Beckel was born in Walla Walla, Washington, in 1937. He earned a Bachelor of Science degree from the U.S. Air Force Academy in 1959 as a member of its first class, and a Master of Science degree in international affairs from George Washington University in 1971. He completed the Naval Command and Staff Course in 1971, and National War College in 1975. Upon graduation from the academy, he was commissioned as a second lieutenant. He received pilot wings in June 1960 at Vance Air Force Base, Okla., where he was the outstanding graduate of his class. He then completed jet fighter training at Luke Air Force Base, Arizona, and Nellis Air Force Base, Nevada. In August 1961 General Beckel was assigned to the 49th Tactical Fighter Wing, Spangdahlem Air Base, West Germany, where he flew F-100s and F-105s.

He next became a member of the U.S. Air Force Aerial Demonstration Squadron, the Thunderbirds. From December 1965 to December 1967 he flew the solo position for the "Ambassadors in Blue" in demonstrations throughout the world. While serving as flight commander of the 614th Tactical Fighter Squadron, South Vietnam, he flew 313 combat missions in the F-100 from December 1967 until January 1969. He returned to Nellis Air Force Base and joined the 4525th Fighter Weapons Wing as an F-100 instructor. Beckel served as executive officer for the wing commander and then moved to the 66th Fighter Weapons Squadron as an operational test and evaluation officer, flying the F-105. Beckel attended the Command and Staff Course at the Naval War College from August 1970 to June 1971. He then was assigned to the Office of Legislative Liaison, Secretary of the Air Force, Washington, D.C., where he worked in the House of Representatives. In 1972 he became chief aide to Admiral Thomas H. Moorer, chairman of the Joint Chiefs of Staff.

He entered the National War College in August 1974. Upon graduation in July 1975, he served as vice commander of the 9th Strategic Reconnaissance Wing, Beale Air Force Base, Calif., and flew SR-71s and T-38s. There he became commander of the 100th Combat Support Group in October 1976 and, later, the 100th Air Refueling Wing. In August 1978 Beckel transferred to K.I. Sawyer Air Force Base, Mich., as commander of the 410th Bombardment Wing. In June 1979 he became commander of 7th Air Division, Strategic Air Command, Ramstein Air Base, West Germany.

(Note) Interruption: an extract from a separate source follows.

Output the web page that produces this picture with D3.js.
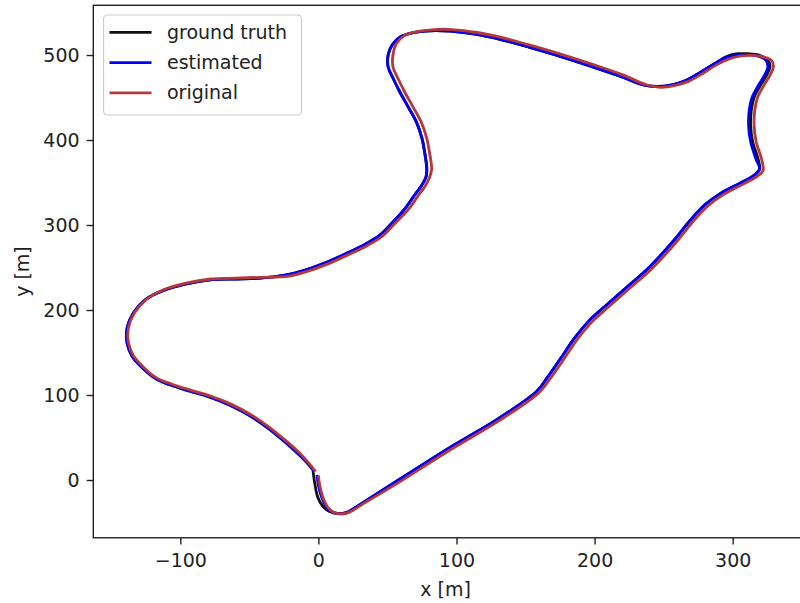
<!DOCTYPE html>
<html>
<head>
<meta charset="utf-8">
<script src="https://cdn.jsdelivr.net/npm/d3@7"></script>
<style>
  html, body { margin: 0; padding: 0; background: #fff; }
  svg { display: block; font-family: "DejaVu Sans", sans-serif; }
</style>
</head>
<body>
<svg id="chart" width="800" height="603"></svg>
<script>
// Trajectory of the lap, in metres
const groundTruthX = [-4, -2.5, -0.5, 3, 8, 16, 22, 30, 60, 95, 130, 158, 166, 175, 186, 197, 208, 222, 240, 258, 269, 280, 291, 305, 316, 319.5, 318.5, 314.5, 313, 313.5, 315.5, 320, 324.5, 327, 325.5, 319, 311, 303.5, 296, 287, 276, 266, 256, 246, 236, 218.5, 197, 175, 153, 131.5, 113.5, 95.5, 81, 68, 59, 53.5, 50.5, 50.5, 54, 59, 65, 71, 75, 77.3, 78.5, 78, 74.5, 69.5, 63, 54, 44.5, 34, 19.5, 5, -9.5, -24, -42, -60, -78.5, -96.5, -113, -125.5, -134, -138.5, -138.5, -135, -127.5, -118.5, -107.5, -93, -78.5, -64, -49.5, -36.5, -24, -14.5, -7.5, -3];
const groundTruthY = [12, -5, -20, -30.5, -37, -39.5, -37, -29, 2, 38, 72, 104, 121, 142, 168, 189, 205, 225, 251, 283, 305, 324, 337, 349, 359, 366, 377, 398, 417, 435, 450, 464, 476, 486, 494, 500, 501.5, 501.5, 498.5, 490, 479, 470, 465, 463, 464.5, 475, 487, 498.5, 509, 518.5, 524.5, 528, 528.5, 526, 521, 512, 500, 486, 473, 456.5, 439, 421, 402, 382, 366, 357, 346, 335, 320, 303.5, 288, 277.5, 266, 255.5, 247, 241, 237.5, 236.5, 235.5, 230.5, 222.5, 212, 196.5, 179, 161, 146, 132, 120, 112, 104.5, 97.5, 88, 75.5, 61, 44.5, 30.5, 19, 10];

const estimatedX = [-1, 0, 2.5, 5.5, 10, 16, 22, 30, 60, 95, 130, 158, 166, 175, 186, 197, 208, 222, 240, 258, 269, 280, 291, 305, 316, 319.5, 317, 313, 311.5, 312, 314, 318.5, 323, 325.5, 324, 318, 310, 303, 296, 287, 276, 266, 256, 246, 236, 218.5, 197, 175, 153, 131.5, 113.5, 95.5, 81, 68, 59, 53.5, 50.5, 50.5, 54, 59, 65, 71, 75, 77.3, 78.5, 78, 74.5, 69.5, 63, 54, 44.5, 34, 19.5, 5, -9.5, -24, -42, -60, -78.5, -96.5, -113, -125.5, -134, -138.5, -138.5, -135, -127.5, -118.5, -107.5, -93, -78.5, -64, -49.5, -36.5, -24, -14.5, -7.5, -3];
const estimatedY = [6, -6, -21, -31, -37.5, -39.5, -37, -29, 2, 38, 72, 104, 121, 142, 168, 189, 205, 225, 251, 283, 305, 324, 337, 349, 359, 366, 377, 398, 417, 435, 450, 464, 476, 486, 494, 499, 500.5, 500, 497.5, 490, 479, 470, 465, 463, 464.5, 475, 487, 498.5, 509, 518.5, 524.5, 528, 528.5, 526, 521, 512, 500, 486, 473, 456.5, 439, 421, 402, 382, 366, 357, 346, 335, 320, 303.5, 288, 277.5, 266, 255.5, 247, 241, 237.5, 236.5, 235.5, 230.5, 222.5, 212, 196.5, 179, 161, 146, 132, 120, 112, 104.5, 97.5, 88, 75.5, 61, 44.5, 30.5, 19, 10];

const originalX = [0, 1, 3.5, 6.5, 11, 17, 23, 31, 61.5, 96.5, 131.5, 159.5, 168, 177, 188, 199, 210, 224, 242, 260, 271, 282, 293, 307, 318, 322, 321, 317, 315.5, 316, 318, 322.5, 327, 329.5, 328, 321.5, 313.5, 306.5, 299.5, 289, 278, 268, 258, 247.5, 237.5, 220, 198.5, 176.5, 154.5, 133, 115, 97, 84, 71, 62, 56.5, 54, 54, 57.5, 62.5, 68.5, 74.5, 78.5, 80.8, 82, 80.5, 77, 72, 65.5, 55.5, 46, 35.5, 21, 6.5, -8, -22.5, -41.5, -59.5, -78, -96, -112.5, -124.5, -133, -137.5, -137.5, -134, -126.5, -117.5, -106.5, -92, -77.5, -63, -48.5, -35.5, -23, -13.5, -6.5, -2];
const originalY = [5.5, -6.5, -21.5, -31.5, -38, -40, -37.5, -29.5, 0.5, 36.5, 70.5, 102.5, 119.5, 140.5, 166.5, 187.5, 203.5, 223.5, 249.5, 281.5, 303.5, 322.5, 335.5, 347.5, 357.5, 364, 377, 398, 417, 435, 450, 464, 476, 486, 494, 498, 499.5, 499, 496.5, 489, 478, 469, 464, 462, 465, 477, 489, 500.5, 511, 520.5, 526.5, 530, 530, 527.5, 522.5, 513.5, 500, 486, 473, 456.5, 439, 421, 402, 382, 366, 356, 345, 334, 319, 302, 286.5, 276, 264.5, 254, 245.5, 239.5, 238.5, 237.5, 236.5, 231.5, 223.5, 212.5, 197, 179.5, 161.5, 146.5, 132.5, 120.5, 113, 105.5, 98.5, 89, 76.5, 62, 45.5, 31.5, 19, 10];

const seriesNames = ["ground truth", "estimated", "original"];
const seriesColors = ["#111111", "#0000ff", "#b5383a"];

const xTicks = [-100, 0, 100, 200, 300];
const yTicks = [0, 100, 200, 300, 400, 500];
const xDomain = [-163, 351.5];
const yDomain = [-68, 558.5];

const series = [
  { name: seriesNames[0], color: seriesColors[0], xs: groundTruthX, ys: groundTruthY },
  { name: seriesNames[1], color: seriesColors[1], xs: estimatedX, ys: estimatedY },
  { name: seriesNames[2], color: seriesColors[2], xs: originalX, ys: originalY }
];

const svg = d3.select("#chart");
const plot = { left: 93.3, right: 803.8, top: 5.3, bottom: 537.8 };

const x = d3.scaleLinear().domain(xDomain).range([plot.left, plot.right]);
const y = d3.scaleLinear().domain(yDomain).range([plot.bottom, plot.top]);

svg.append("defs").append("clipPath").attr("id", "plot-clip")
  .append("rect")
  .attr("x", plot.left).attr("y", plot.top)
  .attr("width", plot.right - plot.left).attr("height", plot.bottom - plot.top);

const line = d3.line()
  .x(d => x(d[0]))
  .y(d => y(d[1]))
  .curve(d3.curveCatmullRom.alpha(0.5));

const lines = svg.append("g").attr("clip-path", "url(#plot-clip)");
series.forEach(s => {
  const pts = s.xs.map((v, i) => [v, s.ys[i]]);
  lines.append("path")
    .datum(pts)
    .attr("d", line)
    .attr("fill", "none")
    .attr("stroke", s.color)
    .attr("stroke-width", 2.8)
    .attr("stroke-linejoin", "round")
    .attr("stroke-linecap", "butt");
});

const fmt = d => (d < 0 ? "\u2212" + Math.abs(d) : String(d));

const xAxis = svg.append("g")
  .attr("transform", `translate(0,${plot.bottom})`)
  .call(d3.axisBottom(x).tickValues(xTicks).tickFormat(fmt).tickSize(6.7).tickPadding(9));
const yAxis = svg.append("g")
  .attr("transform", `translate(${plot.left},0)`)
  .call(d3.axisLeft(y).tickValues(yTicks).tickFormat(fmt).tickSize(6.7).tickPadding(7));

[xAxis, yAxis].forEach(g => {
  g.select(".domain").remove();
  g.selectAll(".tick line").attr("stroke", "#222").attr("stroke-width", 1.4);
  g.selectAll(".tick text")
    .attr("fill", "#222")
    .style("font-family", '"DejaVu Sans", sans-serif')
    .style("font-size", "19px");
});

// frame
svg.append("rect")
  .attr("x", plot.left).attr("y", plot.top)
  .attr("width", plot.right - plot.left).attr("height", plot.bottom - plot.top)
  .attr("fill", "none").attr("stroke", "#222").attr("stroke-width", 1.4);

svg.append("text")
  .attr("x", (plot.left + plot.right) / 2 - 3)
  .attr("y", 596)
  .attr("text-anchor", "middle")
  .attr("fill", "#222")
  .style("font-size", "19px")
  .text("x [m]");

svg.append("text")
  .attr("transform", `translate(22,${(plot.top + plot.bottom) / 2}) rotate(-90)`)
  .attr("text-anchor", "middle")
  .attr("dominant-baseline", "central")
  .attr("fill", "#222")
  .style("font-size", "19px")
  .text("y [m]");

// legend
const legend = svg.append("g");
legend.append("rect")
  .attr("x", 103.5).attr("y", 15)
  .attr("width", 198).attr("height", 100)
  .attr("rx", 4).attr("ry", 4)
  .attr("fill", "rgba(255,255,255,0.8)")
  .attr("stroke", "#cccccc").attr("stroke-width", 1.2);

series.forEach((s, i) => {
  const ly = 32.3 + i * 30.3;
  legend.append("line")
    .attr("x1", 109.5).attr("x2", 151.5)
    .attr("y1", ly).attr("y2", ly)
    .attr("stroke", s.color).attr("stroke-width", 2.8);
  legend.append("text")
    .attr("x", 167)
    .attr("y", ly + 6.5)
    .attr("fill", "#222")
    .style("font-size", "19px")
    .text(s.name);
});
</script>
</body>
</html>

Beckel returned to the Air Force Academy in February 1981 as commandant of cadets. In June 1982 he became director of operations, Office of the Deputy Chief of Staff, Plans and Operations, Headquarters U.S. Air Force, Washington, D.C. He transferred to Headquarters Strategic Air Command, Offutt Air Force Base, Neb., In September 1984 as deputy chief of staff for operations, and in October 1985 became chief of staff. Beckel was assigned to Europe in July 1987 as deputy chairman, NATO Military Committee, Headquarters North Atlantic Treaty Organization, Brussels, Belgium.

He is a command pilot with more than 4,400 flying hours. His military awards and decorations include the Defense Distinguished Service Medal, Distinguished Service Medal, Silver Star, Legion of Merit with oak leaf cluster, Distinguished Flying Cross with four oak leaf clusters, Bronze Star Medal, Meritorious Service Medal and Air Medal with 15 oak leaf clusters. He was named to the Helms All-American basketball team in 1959, and was on the U.S. Air Forces in Europe and all-Air Force basketball teams in 1961.

He was promoted to lieutenant general Aug. 1, 1987, with same date of rank and retired on June 1, 1992. After retirement, he served as the Superintendent of New Mexico Military Institute from summer 1996 to summer 2004, and later as a consultant of secondary-education schools overseas. He died at the age of 88 on November 8, 2025, in The Woodlands, Texas.